12. Often does not seem to listen to what is being said to him or her.
Examples: The surgeon general has determined that cigarette smoking can be hazardous to your health. If you drink, don't drive. Buckle up for safety. Just say no to drugs.
13. Often loses things necessary for tasks or activities at school or at home.
The U.S. computer industry lost the microchip industry to Japan. Our computers won't run without them. Televisions, invented and developed in the U.S. are now made elsewhere. We need televisions to see the programs our entertainment industry produces.
14. Often engages in physically dangerous activities without considering possible consequences.
The Nuclear Arms race. Hang gliding. 50,000 paralyzing neck injuries each year from diving into shallow water without looking. Tens of thousands of people killed each year while speeding on highways.
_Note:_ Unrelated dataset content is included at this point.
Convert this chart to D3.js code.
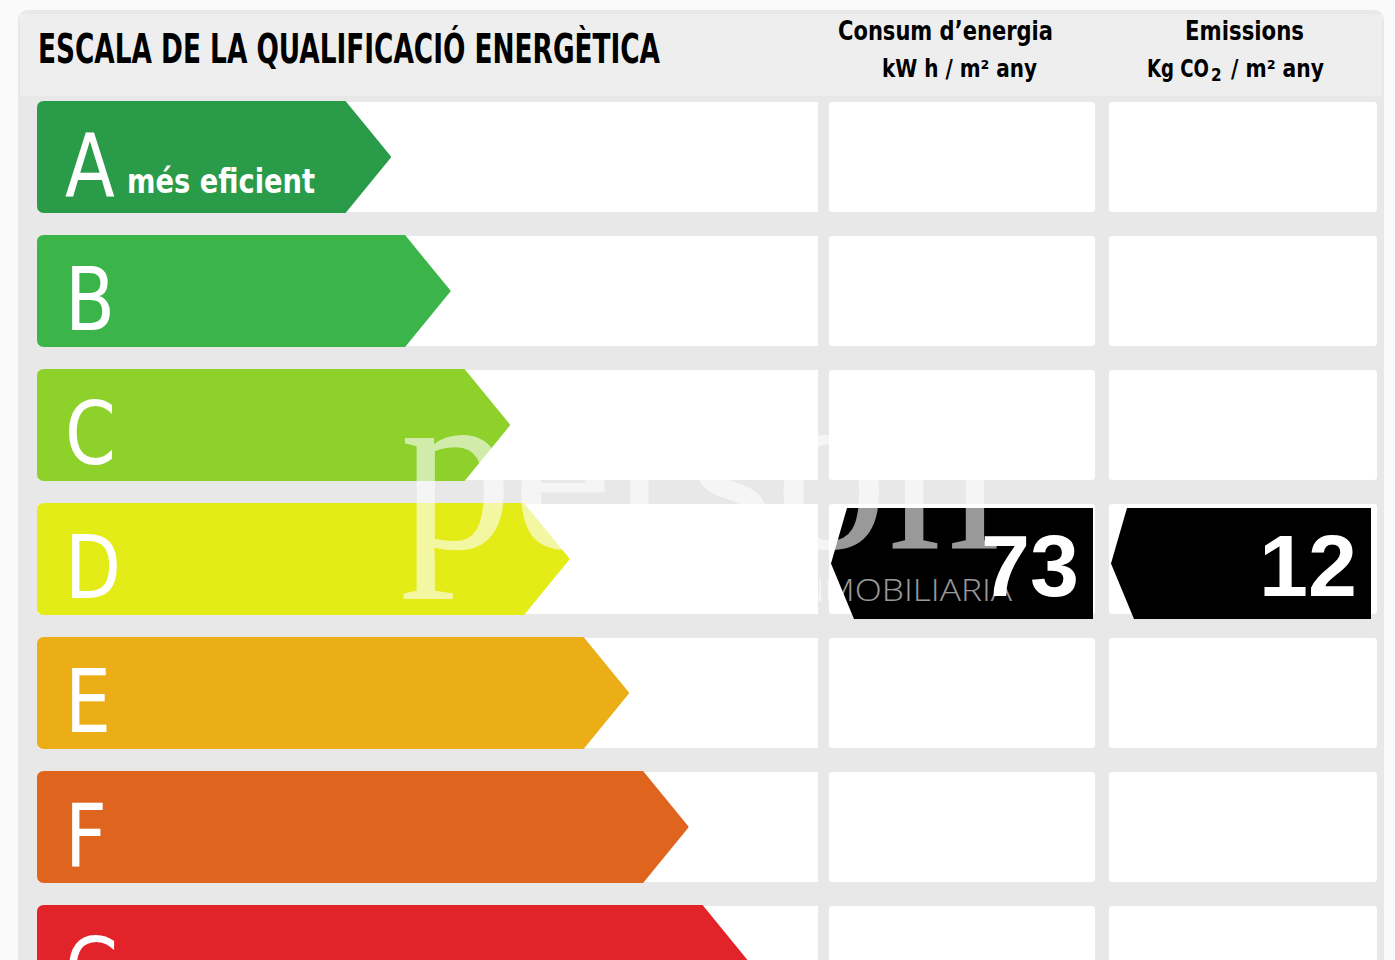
<!DOCTYPE html>
<html><head><meta charset="utf-8">
<script src="https://cdn.jsdelivr.net/npm/d3@7"></script>
<style>html,body{margin:0;padding:0;background:#fafafa;}svg{display:block;}</style>
</head><body>
<svg id="c" width="1395" height="960"></svg>
<script>
const categories = ["A","B","C","D","E","F","G"];
const categoryColors = ["#2a9b48","#3bb54a","#8ed12b","#e4ec18","#ecae17","#df641e","#e3232a"];
const categorySubLabels = ["més eficient","","","","","",""];
const title = "ESCALA DE LA QUALIFICACIÓ ENERGÈTICA";
const energyHeader = ["Consum d\u2019energia","kW h / m\u00b2 any"];
const emissionsHeader = ["Emissions","Kg CO","2","/ m\u00b2 any"];
const energyRating = "D";
const energyValue = 73;
const emissionsRating = "D";
const emissionsValue = 12;

const svg = d3.select("#c");
const font = "'Liberation Sans Narrow','DejaVu Sans Condensed','Liberation Sans',sans-serif";

// background panels
svg.append("rect").attr("x",18).attr("y",10).attr("width",1366).attr("height",960).attr("rx",10).attr("fill","#e8e8e8");
svg.append("rect").attr("x",20).attr("y",14).attr("width",1362).attr("height",82).attr("fill","#eeeeee");

const y = d3.scaleBand().domain(categories).range([102, 102 + 134*7 - 24]).paddingInner(24/134).paddingOuter(0);
const tipX = d3.scaleLinear().domain([0,6]).range([390, 747]);
const leftX = 38, tipW = 45;

// row white panels
const rows = svg.append("g");
categories.forEach(c => {
  const y0 = y(c), h = y.bandwidth();
  rows.append("rect").attr("x",38).attr("y",y0).attr("width",780).attr("height",h).attr("fill","#fff");
  rows.append("rect").attr("x",829).attr("y",y0).attr("width",266).attr("height",h).attr("rx",3).attr("fill","#fff");
  rows.append("rect").attr("x",1109).attr("y",y0).attr("width",268).attr("height",h).attr("rx",3).attr("fill","#fff");
});

// arrows
const arrows = svg.append("g");
categories.forEach((c,i) => {
  const y0 = y(c), h = y.bandwidth(), tx = tipX(i), r = 6;
  const p = d3.path();
  p.moveTo(leftX + r, y0);
  p.lineTo(tx - tipW, y0);
  p.lineTo(tx, y0 + h/2);
  p.lineTo(tx - tipW, y0 + h);
  p.lineTo(leftX + r, y0 + h);
  p.quadraticCurveTo(leftX, y0 + h, leftX, y0 + h - r);
  p.lineTo(leftX, y0 + r);
  p.quadraticCurveTo(leftX, y0, leftX + r, y0);
  p.closePath();
  arrows.append("path").attr("d", p.toString()).attr("fill", categoryColors[i]).attr("stroke",categoryColors[i]).attr("stroke-width",2).attr("stroke-linejoin","round");
  arrows.append("text").attr("x", 65).attr("y", y0 + 94).attr("font-family", font).attr("font-size", 88)
    .attr("transform", `translate(65,0) scale(0.92,1) translate(-65,0)`)
    .attr("fill","#fff").text(c);
  if (categorySubLabels[i]) {
    arrows.append("text").attr("x", 127).attr("y", y0 + 91).attr("font-family", font).attr("font-weight","bold")
      .attr("font-size", 34).attr("textLength",188).attr("lengthAdjust","spacingAndGlyphs").attr("fill","#fff").text(categorySubLabels[i]);
  }
});

// headers
svg.append("text").attr("x",38).attr("y",63).attr("font-family",font).attr("font-weight","bold").attr("font-size",40)
  .attr("textLength",622).attr("lengthAdjust","spacingAndGlyphs").attr("fill","#000").text(title);
svg.append("text").attr("x",838).attr("y",40).attr("font-family",font).attr("font-weight","bold")
  .attr("font-size",27).attr("textLength",215).attr("lengthAdjust","spacingAndGlyphs").attr("fill","#000").text(energyHeader[0]);
svg.append("text").attr("x",882).attr("y",77).attr("font-family",font).attr("font-weight","bold")
  .attr("font-size",24).attr("textLength",155).attr("lengthAdjust","spacingAndGlyphs").attr("fill","#000").text(energyHeader[1]);
svg.append("text").attr("x",1185).attr("y",40).attr("font-family",font).attr("font-weight","bold")
  .attr("font-size",27).attr("textLength",119).attr("lengthAdjust","spacingAndGlyphs").attr("fill","#000").text(emissionsHeader[0]);
const em2 = svg.append("text").attr("y",77).attr("font-family",font).attr("font-weight","bold").attr("font-size",24).attr("fill","#000");
em2.append("tspan").attr("x",1147).attr("textLength",62).attr("lengthAdjust","spacingAndGlyphs").text(emissionsHeader[1]);
em2.append("tspan").attr("x",1211).attr("y",81).attr("font-size",17).text(emissionsHeader[2]);
em2.append("tspan").attr("x",1231).attr("y",77).attr("textLength",93).attr("lengthAdjust","spacingAndGlyphs").text(emissionsHeader[3]);

// markers
function marker(rating, value, x0, x1) {
  const y0 = y(rating) + 4, h = y.bandwidth() + 1;
  const p = d3.path();
  p.moveTo(x0 + 16, y0);
  p.lineTo(x1, y0);
  p.lineTo(x1, y0 + h);
  p.lineTo(x0 + 23, y0 + h);
  p.lineTo(x0, y0 + h*0.5);
  p.closePath();
  svg.append("path").attr("d", p.toString()).attr("fill","#000");
  svg.append("text").attr("x", x1 - 14).attr("y", y0 + 88).attr("text-anchor","end").attr("font-family","'Liberation Sans',Arial,sans-serif")
    .attr("font-weight","bold").attr("font-size",88).attr("fill","#fff").text(value);
}
marker(energyRating, energyValue, 831, 1093);
marker(emissionsRating, emissionsValue, 1111, 1371);

// watermark
const wm = svg.append("g").attr("fill","#fff").attr("opacity",0.6);
wm.append("text").attr("x",400).attr("y",548).attr("font-family","'Liberation Serif','DejaVu Serif',serif")
  .attr("font-size",240).attr("textLength",600).attr("lengthAdjust","spacingAndGlyphs").text("person");
wm.append("text").attr("x",790).attr("y",601).attr("font-family","'Open Sans','Lato',sans-serif")
  .attr("font-weight",300).attr("font-size",32).attr("textLength",222).attr("lengthAdjust","spacingAndGlyphs").text("INMOBILIARIA");
</script>
</body></html>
One of the things you learn about ADD from your therapist is that you can't make it go away. It's a part of your makeup. You have to learn to play to your strengths and compensate for your weaknesses. You look for jobs that require quick thinking, adaptability and energy. You avoid jobs that are repetitive, require sustained attention to detail and a restrained social persona.
In the same way, America must play to its strengths, its energy, creativity and rugged individualism. Many economists, political commentators and management mavins would like to find ways to control the American economy or at least to reduce it to predictability. Elaborate economic theories and computer models can describe what is happening, but do not predict well. Picking trends is still pretty much a crapshoot and it should be. The American economy's strength is its adaptability, its energy and its healthy respect for the independence of the components of that economy. Government attempts to manage and regularize industry and business often only result in the loss of the very characteristics that make America the richest, most vibrant, resilient economy in the world. It is possible to be hyperactive with a short attention span and still come out well.